I have been working 12+ hour days. Including the weekend.
BUT I am not the first person to arrive in the morning nor am I the last person to leave at night.
The pay is terrible, the work is tedious, and I just don't know if it will get better.
I studied for 6 years at university to get into this profession.
BUT I still feel like I know nothing, and I don't know if I will ever improve.
I never had any real talent for this profession to be honest, I'm one of those people who is good at a lot of things but has yet to find the area I excel in.
I could be OK at this. Or I might fail. I don't know yet.
BUT I'm not sure if I find any joy in it though, or if I ever will.
BUT there is nothing else I want to do either.
I'm not sure if I never really succeeded at university because I was maybe too immature for the environment and didn't take it seriously enough.
I feel all these hangovers from university, I had one lecturer tell me straight up "Some people just aren't supposed to be in this profession, you should quit".
Honestly I've not spent enough time within the profession to know if I am any good at it, if it is different to university, if I am different to who I was.
I am down the very bottom of the ladder. I have NO experience. So OF COURSE any job I get will be hideous.
But HOW horrible is horrible? It is a white collar profession, there is no manual labour, the work is physically easy in that respect.
There are people who slave away, for less pay, doing far worse work. I'm aware of that.
Maybe I just don't know the meaning of hard work. Maybe I am spoiled and expect things to come to me easily. I've never been hungry.
I'm 26. I'm not "young" any more.
All my friends are married.

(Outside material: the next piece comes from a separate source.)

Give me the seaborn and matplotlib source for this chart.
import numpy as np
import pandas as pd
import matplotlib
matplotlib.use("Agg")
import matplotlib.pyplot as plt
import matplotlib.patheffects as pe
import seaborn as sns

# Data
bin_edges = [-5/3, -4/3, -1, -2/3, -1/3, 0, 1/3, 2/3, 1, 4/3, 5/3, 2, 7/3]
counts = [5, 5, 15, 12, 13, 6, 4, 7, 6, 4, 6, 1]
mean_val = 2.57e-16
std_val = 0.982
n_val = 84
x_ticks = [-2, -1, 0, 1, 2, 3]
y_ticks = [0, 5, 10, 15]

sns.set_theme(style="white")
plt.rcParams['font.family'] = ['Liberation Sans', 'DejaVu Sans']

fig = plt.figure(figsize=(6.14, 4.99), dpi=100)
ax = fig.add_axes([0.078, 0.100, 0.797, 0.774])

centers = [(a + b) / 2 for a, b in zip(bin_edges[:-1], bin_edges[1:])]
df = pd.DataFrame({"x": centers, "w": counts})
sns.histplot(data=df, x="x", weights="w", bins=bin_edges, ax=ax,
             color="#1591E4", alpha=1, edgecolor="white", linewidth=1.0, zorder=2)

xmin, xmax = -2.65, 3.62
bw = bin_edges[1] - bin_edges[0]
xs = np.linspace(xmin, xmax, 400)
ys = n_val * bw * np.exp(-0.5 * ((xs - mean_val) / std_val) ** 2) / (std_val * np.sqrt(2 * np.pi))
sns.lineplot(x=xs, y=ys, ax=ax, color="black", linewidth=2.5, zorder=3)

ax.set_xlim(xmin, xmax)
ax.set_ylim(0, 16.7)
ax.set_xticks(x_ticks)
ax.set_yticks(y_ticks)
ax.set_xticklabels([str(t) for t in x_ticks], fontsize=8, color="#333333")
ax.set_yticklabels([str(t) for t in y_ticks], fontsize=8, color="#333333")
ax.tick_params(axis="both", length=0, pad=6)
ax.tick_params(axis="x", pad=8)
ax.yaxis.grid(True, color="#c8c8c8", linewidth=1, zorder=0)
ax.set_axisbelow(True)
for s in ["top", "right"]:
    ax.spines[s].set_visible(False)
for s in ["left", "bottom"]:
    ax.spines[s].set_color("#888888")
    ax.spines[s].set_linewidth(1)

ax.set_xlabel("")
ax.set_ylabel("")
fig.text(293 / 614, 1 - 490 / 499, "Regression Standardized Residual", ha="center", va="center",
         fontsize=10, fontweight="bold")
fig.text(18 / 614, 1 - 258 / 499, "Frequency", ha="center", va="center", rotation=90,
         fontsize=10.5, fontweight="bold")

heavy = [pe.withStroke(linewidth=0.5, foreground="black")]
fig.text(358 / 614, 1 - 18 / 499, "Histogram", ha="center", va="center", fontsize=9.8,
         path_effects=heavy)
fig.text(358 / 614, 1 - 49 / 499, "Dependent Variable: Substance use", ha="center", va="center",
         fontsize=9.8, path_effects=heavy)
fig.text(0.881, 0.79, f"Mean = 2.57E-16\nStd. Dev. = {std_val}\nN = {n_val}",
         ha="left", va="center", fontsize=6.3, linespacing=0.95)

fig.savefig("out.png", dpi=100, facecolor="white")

They work hard. They are doctors. Lawyers. Politicians. Financial Analysts.
They don't complain.
On the one hand I feel like everyone around me works too had, for nothing but the delusion of success.
On the other hand I feel pathetic and lazy in comparison and feel ashamed by my lack of motivation and "success".

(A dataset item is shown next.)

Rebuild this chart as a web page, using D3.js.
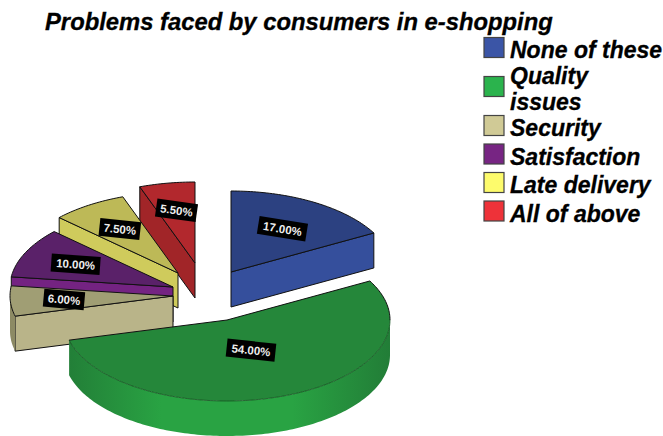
<!DOCTYPE html>
<html>
<head>
<meta charset="utf-8">
<script src="https://cdn.jsdelivr.net/npm/d3@7/dist/d3.min.js"></script>
<style>
  html, body { margin: 0; padding: 0; background: #fff; }
  svg { display: block; }
  text { font-family: "Liberation Sans", Arial, sans-serif; }
</style>
</head>
<body>
<svg id="chart" width="663" height="436"></svg>
<script>
// Share of respondents per problem, in pie order (clockwise from 12 o'clock)
const categories = ["None of these", "Quality issues", "Security", "Satisfaction", "Late delivery", "All of above"];
const percents = [17, 54, 6, 10, 7.5, 5.5];
const legendLines = [["None of these"], ["Quality", "issues"], ["Security"], ["Satisfaction"], ["Late delivery"], ["All of above"]];
const swatchColors = ["#3b55a6", "#2bb34d", "#d0ca96", "#772583", "#fdfb6c", "#ee3239"];
const topColors = ["#2c4181", "#25873a", "#a09e74", "#5a2169", "#bdb957", "#b2282d"];
const wallColors = ["#354f9c", "#29a343", "#b9b489", "#742382", "#cfcb5c", "#a12528"];
const edgeWallColors = ["#2c4181", "#227d37", "#8b8963", "#5a2169", "#a3a04a", "#8a2023"];

// Exploded slice offsets from the pie centre, label placement and label tilt
const explodeOffsets = [[26, -18], [22, 30], [-32, 6], [-32, -3], [-27, -17], [-10, -27]];
const labelRadii = [0.62, 0.4, 0.67, 0.66, 0.65, 0.66];
const labelTilts = [9, 6, 5, 4, 6, 8];

const width = 663, height = 436;
const cx = 205, cy = 290, rx = 163, ry = 81, depth = 35;
const edge = "#111";

const svg = d3.select("#chart");
const defs = svg.append("defs");

const pie = d3.pie().value(d => d).sort(null);
const arcs = pie(percents);
const swatch = d3.scaleOrdinal(categories, swatchColors);
const topFill = d3.scaleOrdinal(categories, topColors);
const wallFill = d3.scaleOrdinal(categories, wallColors);
const edgeFill = d3.scaleOrdinal(categories, edgeWallColors);

const line = d3.line();
const apexOf = i => [cx + explodeOffsets[i][0], cy + explodeOffsets[i][1]];
const rim = (i, a, r = 1, dy = 0) => {
  const [ax, ay] = apexOf(i);
  return [ax + rx * r * Math.sin(a), ay - ry * r * Math.cos(a) + dy];
};
const rimRun = (i, a0, a1, dy = 0) => {
  const steps = Math.max(2, Math.ceil(Math.abs(a1 - a0) / 0.02));
  return d3.range(steps + 1).map(k => rim(i, a0 + (a1 - a0) * k / steps, 1, dy));
};

// Paint from the back of the pie to the front so nearer slices overlap
const paintOrder = [5, 4, 3, 2, 0, 1];

paintOrder.forEach(i => {
  const d = arcs[i];
  const name = categories[i];
  const g = svg.append("g").attr("class", "slice");
  const apex = apexOf(i);
  const apexLow = [apex[0], apex[1] + depth];

  // Cut faces that turn toward the viewer
  const faceAngles = [];
  if (Math.sin(d.startAngle) < -1e-6) faceAngles.push(d.startAngle);
  if (Math.sin(d.endAngle) > 1e-6) faceAngles.push(d.endAngle);
  faceAngles.forEach(a => {
    g.append("path")
      .attr("d", line([apex, rim(i, a), rim(i, a, 1, depth), apexLow]) + "Z")
      .attr("fill", wallFill(name))
      .attr("stroke", edge).attr("stroke-width", 1).attr("stroke-linejoin", "round");
  });

  // Curved outer wall: only the lower half of the ellipse is visible
  const wallFrom = Math.max(d.startAngle, Math.PI / 2);
  const wallTo = Math.min(d.endAngle, 3 * Math.PI / 2);
  if (wallTo > wallFrom) {
    const upper = rimRun(i, wallFrom, wallTo);
    const lower = rimRun(i, wallTo, wallFrom, depth);
    const gradId = "wall-" + i;
    const grad = defs.append("linearGradient").attr("id", gradId)
      .attr("gradientUnits", "userSpaceOnUse")
      .attr("x1", apex[0] - rx).attr("x2", apex[0] + rx).attr("y1", 0).attr("y2", 0);
    [[0, edgeFill(name)], [0.3, wallFill(name)], [0.7, wallFill(name)], [1, edgeFill(name)]]
      .forEach(([o, c]) => grad.append("stop").attr("offset", o).attr("stop-color", c));
    g.append("path")
      .attr("d", line(upper.concat(lower)) + "Z")
      .attr("fill", `url(#${gradId})`);
  }

  // Top surface
  const rimTop = rimRun(i, d.startAngle, d.endAngle);
  g.append("path")
    .attr("d", line([apex].concat(rimTop)) + "Z")
    .attr("fill", topFill(name));

  if (i === 1) {
    // The large slice keeps a black outline on its back edges and a fine dark rim in front
    const split = Math.PI / 2;
    g.append("path")
      .attr("d", line(rimRun(i, split, d.endAngle)))
      .attr("fill", "none").attr("stroke", "#14501f").attr("stroke-width", 0.8);
    g.append("path")
      .attr("d", line([rim(i, d.endAngle), apex].concat(rimRun(i, d.startAngle, split))))
      .attr("fill", "none").attr("stroke", edge).attr("stroke-width", 1);
  } else {
    g.append("path")
      .attr("d", line([apex].concat(rimTop)) + "Z")
      .attr("fill", "none")
      .attr("stroke", edge).attr("stroke-width", 1).attr("stroke-linejoin", "round");
  }
});

// Value labels: white on black plates, tilted with the pie
arcs.forEach((d, i) => {
  const mid = (d.startAngle + d.endAngle) / 2;
  const [x, y] = rim(i, mid, labelRadii[i]);
  const txt = d3.format(".2f")(percents[i]) + "%";
  const w = txt.length === 6 ? 49 : 41;
  const g = svg.append("g")
    .attr("class", "value-label")
    .attr("transform", `translate(${x},${y}) rotate(${labelTilts[i]})`);
  g.append("rect")
    .attr("x", -w / 2).attr("y", -9).attr("width", w).attr("height", 18)
    .attr("fill", "#000");
  g.append("text")
    .attr("text-anchor", "middle").attr("y", 4.2)
    .attr("font-family", "'DejaVu Sans', sans-serif")
    .attr("font-size", 11.5).attr("font-weight", "bold")
    .attr("fill", "#eee")
    .text(txt);
});

// Title
svg.append("text")
  .attr("x", 45).attr("y", 30)
  .attr("font-size", 23.8).attr("font-weight", "bold").attr("font-style", "italic")
  .attr("fill", "#000").attr("stroke", "#000").attr("stroke-width", 0.3)
  .text("Problems faced by consumers in e-shopping");

// Legend: a wrapped row adds half its extra height above and below its swatch
const rowHeight = 28.5, rowExtra = 21, lineHeight = 26;
let rowY = 37.5;
categories.forEach((name, i) => {
  const lines = legendLines[i];
  const extra = (lines.length - 1) * rowExtra;
  rowY += extra / 2;
  svg.append("rect")
    .attr("x", 484).attr("y", rowY).attr("width", 20).attr("height", 20)
    .attr("fill", swatch(name))
    .attr("stroke", "#444").attr("stroke-width", 1.2);
  const t = svg.append("text")
    .attr("font-size", 23).attr("font-weight", "bold").attr("font-style", "italic")
    .attr("fill", "#000").attr("stroke", "#000").attr("stroke-width", 0.3);
  const firstBase = rowY + 20.5 - (lines.length - 1) * lineHeight / 2;
  lines.forEach((ln, k) => {
    t.append("tspan").attr("x", 510)
      .attr("y", firstBase + k * lineHeight)
      .text(ln);
  });
  rowY += rowHeight + extra / 2;
});
</script>
</body>
</html>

I have no perspective, I feel everyone around my just gets on with it, slaves away, and is fine with it.
I feel like I don't have a right to want more than what I am being offered.
OR DO I?
Am I just unrealistic in my expectations of work and life?
In this day and age is it unrealistic to expect to be able to live off a 9 to 5 job?

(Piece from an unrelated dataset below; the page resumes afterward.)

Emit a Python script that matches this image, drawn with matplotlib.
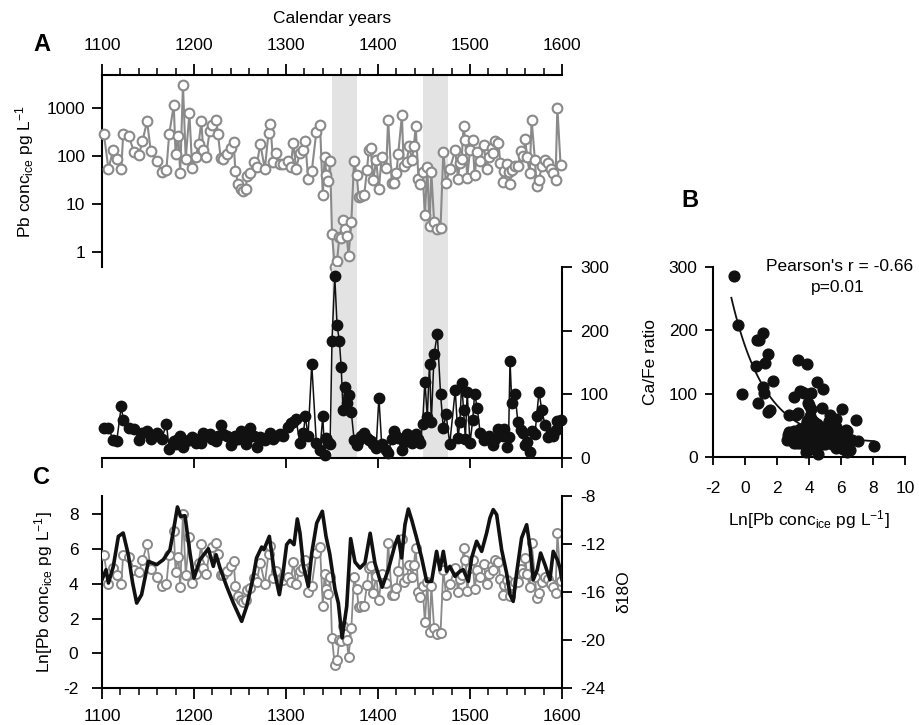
import numpy as np
import matplotlib
matplotlib.use("Agg")
import matplotlib.pyplot as plt
from matplotlib.ticker import MultipleLocator, FixedLocator, NullLocator

plt.rcParams['font.family'] = ['Liberation Sans', 'DejaVu Sans']
plt.rcParams['mathtext.fontset'] = 'custom'
plt.rcParams['mathtext.rm'] = 'Liberation Sans'
plt.rcParams['mathtext.it'] = 'Liberation Sans:italic'
plt.rcParams['mathtext.bf'] = 'Liberation Sans:bold'
plt.rcParams['font.size'] = 12.5
plt.rcParams['axes.unicode_minus'] = False

# ---- data ---------------------------------------------------------------
years = [1102, 1107, 1112, 1116, 1121, 1123, 1129, 1135, 1140, 1144, 1149, 1153,
         1160, 1165, 1170, 1173, 1178, 1180, 1183, 1185, 1188, 1191, 1195, 1198,
         1202, 1205, 1208, 1210, 1213, 1217, 1220, 1224, 1226, 1229, 1232, 1236,
         1240, 1243, 1245, 1248, 1251, 1253, 1256, 1258, 1261, 1265, 1268, 1272,
         1277, 1281, 1283, 1286, 1289, 1293, 1297, 1302, 1305, 1308, 1311, 1315,
         1319, 1321, 1324, 1328, 1333, 1337, 1340, 1342, 1344, 1346, 1348, 1350,
         1353, 1355.5, 1358, 1360, 1362, 1364, 1366, 1368, 1371, 1374, 1377, 1379,
         1382, 1385, 1388, 1390, 1392, 1395, 1398, 1401, 1404, 1409, 1411, 1415,
         1417, 1420, 1422, 1426, 1428, 1431, 1434, 1437, 1439, 1441, 1444, 1446,
         1448.5, 1451, 1453.6, 1456, 1458, 1461, 1464.5, 1468, 1471, 1474, 1478, 1484,
         1487, 1489, 1491, 1493, 1495, 1497, 1500, 1503, 1505, 1508, 1511, 1515,
         1518, 1521, 1523.5, 1525, 1527, 1531, 1533, 1535.5, 1537, 1540, 1542, 1543.5,
         1545.5, 1549, 1552, 1556, 1558, 1560, 1562, 1565, 1567, 1570.6, 1572.5, 1575,
         1578, 1581.5, 1585, 1588, 1590, 1593, 1595, 1598.5]

pb_conc = [290, 55, 133, 89, 55, 290, 262, 123, 105, 209, 537, 129,
           80, 48, 53, 290, 1150, 110, 262, 45, 3090, 89, 790, 58,
           97, 183, 537, 133, 97, 330, 443, 580, 296, 93, 89, 114,
           152, 200, 49, 27, 21, 19, 21, 38, 44, 76, 60, 183,
           55, 310, 480, 76, 117, 68, 68, 80, 60, 190, 55, 117,
           138, 209, 34, 49, 324, 457, 15.5, 97, 40, 31, 80, 2.4,
           0.5, 0.66, 2.1, 2.0, 4.8, 3.0, 2.2, 0.82, 4.2, 80, 40, 14,
           15, 15.5, 51, 138, 152, 32, 85, 21, 97, 58, 580, 28,
           28, 44, 114, 710, 62, 76, 162, 83, 162, 422, 34, 26,
           47, 5.9, 60, 3.5, 47, 4.3, 3.0, 3.25, 123, 28, 55, 133,
           34, 73, 90, 422, 215, 36, 133, 215, 40, 123, 80, 171,
           55, 97, 152, 120, 209, 190, 71, 29, 50, 68, 47, 27,
           51, 62, 62, 129, 100, 234, 97, 45, 580, 83, 24, 32,
           62, 83, 71, 55, 45, 32, 1030, 65]

ca_fe = [47, 47, 29, 27, 82, 60, 47, 45, 29, 39, 43, 30,
         40, 30, 54, 14, 26, 22, 30, 34, 18, 26, 28, 33,
         24, 30, 23, 40, 35, 37, 30, 27, 35, 52, 37, 34,
         21, 28, 34, 30, 42, 35, 22, 30, 47, 35, 18, 33,
         29, 35, 39, 30, 34, 38, 35, 48, 55, 57, 61, 23,
         40, 66, 34, 147, 24, 13, 66, 5, 31, 25, 22, 184,
         286, 209, 184, 143, 75, 111, 86, 99, 72, 29, 21, 28,
         35, 40, 31, 29, 26, 22, 16, 95, 22, 13, 8, 30,
         42, 35, 31, 12, 25, 37, 30, 23, 30, 38, 30, 23,
         54, 120, 65, 148, 57, 163, 195, 101, 47, 69, 22, 107,
         31, 56, 118, 76, 30, 103, 23, 60, 101, 78, 40, 29,
         30, 34, 28, 21, 30, 45, 40, 35, 45, 18, 33, 153,
         86, 101, 57, 44, 40, 21, 25, 9, 42, 37, 66, 104,
         76, 52, 33, 40, 35, 44, 58, 59]

d18o_years = [1100, 1104.4, 1107, 1112.3, 1117.8, 1123, 1128.6, 1133.3, 1137.7, 1143,
              1150.4, 1159.4, 1166.7, 1173.9, 1177.5, 1182, 1185.5, 1190.2, 1195.6, 1200,
              1206.5, 1215.6, 1221, 1224, 1228.3, 1235.5, 1242.8, 1251.8, 1257.3, 1264.5,
              1268, 1273.6, 1276, 1281.9, 1287, 1292.8, 1297, 1300.7, 1304.3, 1308.7,
              1312.3, 1315.2, 1319, 1324.3, 1328, 1333.4, 1339.5, 1343.5, 1347.5, 1353.3,
              1356.9, 1361, 1366, 1370.3, 1375, 1380.4, 1385.8, 1391.5, 1396.7, 1404.5,
              1411.2, 1418.5, 1422, 1425.7, 1429.3, 1433, 1436.6, 1442, 1447.5, 1452.9,
              1458.3, 1463.7, 1467.4, 1471, 1474.6, 1478.2, 1483.7, 1489, 1492.7, 1498.2,
              1501.8, 1507.2, 1512.7, 1518.1, 1521.7, 1525.3, 1529, 1534.4, 1539.8, 1543.5,
              1547, 1550.7, 1556.1, 1561.6, 1565.2, 1568.8, 1573.2, 1576.8, 1581.5, 1586.9,
              1590.5, 1594.9, 1597.8, 1600]

d18o = [-14.97, -14.14, -15.25, -13.86, -11.36, -11.08, -12.89, -15.25, -16.92, -16.22,
        -13.44, -13.72, -13.3, -12.47, -10.94, -8.91, -9.69, -9.64, -12.75, -14.83,
        -13.3, -12.39, -13.86, -12.89, -14.0, -15.53, -16.92, -18.44, -17.19, -14.69,
        -13.16, -12.25, -12.47, -11.36, -14.14, -16.22, -14.28, -12.05, -11.7, -12.05,
        -9.91, -11.08, -13.86, -15.53, -12.75, -10.25, -9.27, -11.36, -12.8, -15.8,
        -16.92, -19.83, -17.2, -11.55, -13.5, -14.0, -13.58, -11.1, -13.6, -15.6,
        -14.14, -12.05, -11.36, -13.16, -10.39, -9.08, -9.97, -11.5, -13.16, -15.11,
        -15.11, -12.61, -14.14, -12.61, -14.28, -13.86, -14.69, -14.28, -14.14, -15.11,
        -13.16, -11.77, -12.61, -11.08, -9.83, -9.13, -9.55, -12.47, -14.42, -16.22,
        -16.78, -14.42, -11.5, -10.39, -12.19, -14.97, -14.14, -12.75, -13.72, -14.97,
        -12.61, -13.3, -14.0, -14.97]

# shaded intervals (calendar years)
shade_periods = [(1350, 1377), (1449, 1476)]

# exponential fit shown in panel B: y = fit_c + fit_a * exp(-fit_b * x)
fit_a, fit_b, fit_c = 153.7, 0.47, 22.0
fit_range = (-0.85, 8.05)

ln_pb = np.log(pb_conc)

GREY = '#8a8a8a'
BLACK = '#111111'
SHADE = '#e3e3e3'

fig = plt.figure(figsize=(9.19, 7.25), dpi=100)

ax_top = fig.add_axes([0.1110, 0.6317, 0.5005, 0.2648])
ax_mid = fig.add_axes([0.1110, 0.3683, 0.5005, 0.2634], facecolor='none')
ax_c = fig.add_axes([0.1110, 0.0510, 0.5005, 0.2648])
ax_b = fig.add_axes([0.7758, 0.3692, 0.2089, 0.2629])

for ax in (ax_top, ax_mid, ax_c):
    ax.set_xlim(1100, 1600)

# ---- panel A, top: Pb concentration (log) ------------------------------
for a, b in shade_periods:
    ax_top.axvspan(a, b, color=SHADE, lw=0, zorder=0)
ax_top.plot(years, pb_conc, '-o', color=GREY, lw=1.5, ms=7, mfc='white',
            mec=GREY, mew=1.5, clip_on=False, zorder=3)
ax_top.set_yscale('log')
ax_top.set_ylim(0.494, 4940)
ax_top.yaxis.set_major_locator(FixedLocator([1, 10, 100, 1000]))
ax_top.yaxis.set_minor_locator(NullLocator())
ax_top.set_yticklabels(['1', '10', '100', '1000'])
ax_top.xaxis.set_major_locator(MultipleLocator(100))
ax_top.xaxis.set_minor_locator(MultipleLocator(20))
ax_top.tick_params(axis='x', which='both', top=True, bottom=False,
                   labeltop=True, labelbottom=False, direction='out')
ax_top.tick_params(axis='x', which='major', length=8, width=1.3, pad=8)
ax_top.tick_params(axis='x', which='minor', length=5, width=1.1)
ax_top.tick_params(axis='y', length=7, width=1.3, pad=5)
for s in ('bottom', 'right'):
    ax_top.spines[s].set_visible(False)
for s in ('top', 'left'):
    ax_top.spines[s].set_linewidth(1.5)
ax_top.set_ylabel(r'Pb conc$_{\mathrm{ice}}$ pg L$^{-1}$', labelpad=8)

# ---- panel A, middle: Ca/Fe ratio ---------------------------------------
for a, b in shade_periods:
    ax_mid.axvspan(a, b, color=SHADE, lw=0, zorder=0)
ax_mid.plot(years, ca_fe, '-o', color=BLACK, lw=1.1, ms=7.5, mfc=BLACK,
            mec=BLACK, clip_on=False, zorder=3)
ax_mid.set_ylim(0, 300)
ax_mid.yaxis.set_major_locator(MultipleLocator(100))
ax_mid.yaxis.tick_right()
ax_mid.xaxis.set_major_locator(MultipleLocator(100))
ax_mid.tick_params(axis='x', length=7, width=1.3, labelbottom=False)
ax_mid.tick_params(axis='y', length=7, width=1.3, pad=6)
for s in ('top', 'left'):
    ax_mid.spines[s].set_visible(False)
for s in ('bottom', 'right'):
    ax_mid.spines[s].set_linewidth(1.5)

# ---- panel C: ln Pb and d18O -------------------------------------------
ax_c.plot(years, ln_pb, '-o', color=GREY, lw=1.3, ms=6.5, mfc='white',
          mec=GREY, mew=1.4, zorder=3)
ax_c.set_ylim(-2, 9.05)
ax_c.yaxis.set_major_locator(FixedLocator([-2, 0, 2, 4, 6, 8]))
ax_c.xaxis.set_major_locator(MultipleLocator(100))
ax_c.xaxis.set_minor_locator(MultipleLocator(20))
ax_c.tick_params(axis='x', which='major', length=8, width=1.3, pad=7)
ax_c.tick_params(axis='x', which='minor', length=5, width=1.1)
ax_c.tick_params(axis='y', length=7, width=1.3, pad=10)
ax_c.spines['top'].set_visible(False)
ax_c.spines['right'].set_visible(False)
for s in ('bottom', 'left'):
    ax_c.spines[s].set_linewidth(1.5)
ax_c.set_ylabel(r'Ln[Pb conc$_{\mathrm{ice}}$ pg L$^{-1}$]', labelpad=6)

ax_c2 = ax_c.twinx()
ax_c2.plot(d18o_years, d18o, color=BLACK, lw=2.6, zorder=4)
ax_c2.set_ylim(-24, -8)
ax_c2.yaxis.set_major_locator(MultipleLocator(4))
ax_c2.tick_params(axis='y', length=7, width=1.3, pad=6)
for s in ('top', 'left', 'bottom'):
    ax_c2.spines[s].set_visible(False)
ax_c2.spines['right'].set_linewidth(1.5)
ax_c2.set_ylabel('δ18O', labelpad=8, rotation=90)

# ---- panel B: Ca/Fe vs ln Pb -------------------------------------------
ax_b.scatter(ln_pb, ca_fe, s=60, color=BLACK, clip_on=False, zorder=3)
xf = np.linspace(fit_range[0], fit_range[1], 100)
ax_b.plot(xf, fit_c + fit_a * np.exp(-fit_b * xf), color=BLACK, lw=1.3, zorder=4)
ax_b.set_xlim(-2, 10)
ax_b.set_ylim(0, 300)
ax_b.xaxis.set_major_locator(MultipleLocator(2))
ax_b.yaxis.set_major_locator(MultipleLocator(100))
ax_b.tick_params(axis='x', length=6, width=1.3, pad=11)
ax_b.tick_params(axis='y', length=6, width=1.3, pad=5)
for s in ('top', 'right'):
    ax_b.spines[s].set_visible(False)
for s in ('bottom', 'left'):
    ax_b.spines[s].set_linewidth(1.5)
ax_b.set_ylabel('Ca/Fe ratio', labelpad=8)
ax_b.set_xlabel(r'Ln[Pb conc$_{\mathrm{ice}}$ pg L$^{-1}$]', labelpad=9)
ax_b.text(5.9, 300, "Pearson's r = -0.66", ha='center', va='center', clip_on=False)
ax_b.text(5.8, 268, 'p=0.01', ha='center', va='center', clip_on=False)

# ---- labels -------------------------------------------------------------
fig.text(0.361, 0.975, 'Calendar years', ha='center', va='center')
fig.text(0.0457, 0.938, 'A', ha='center', va='center', fontsize=17, fontweight='bold')
fig.text(0.751, 0.724, 'B', ha='center', va='center', fontsize=17, fontweight='bold')
fig.text(0.0457, 0.341, 'C', ha='center', va='center', fontsize=17, fontweight='bold')

fig.savefig('out.png', dpi=100)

Be honest with me - Will I fail at anything I try at if I just don't want to work THAT hard?
I feel like I'm losing MYSELF at the expense of becoming a LABEL.
But I feel I am worth NOTHING, to anyone, if I am not a JOB.
I want to be a beneficial part of society, I want to contribute, I want to do good, but I want to enjoy life too... Is that impossible?
Is having a job you love a myth?
Do I just suck it up, get on with it, and shut up about it?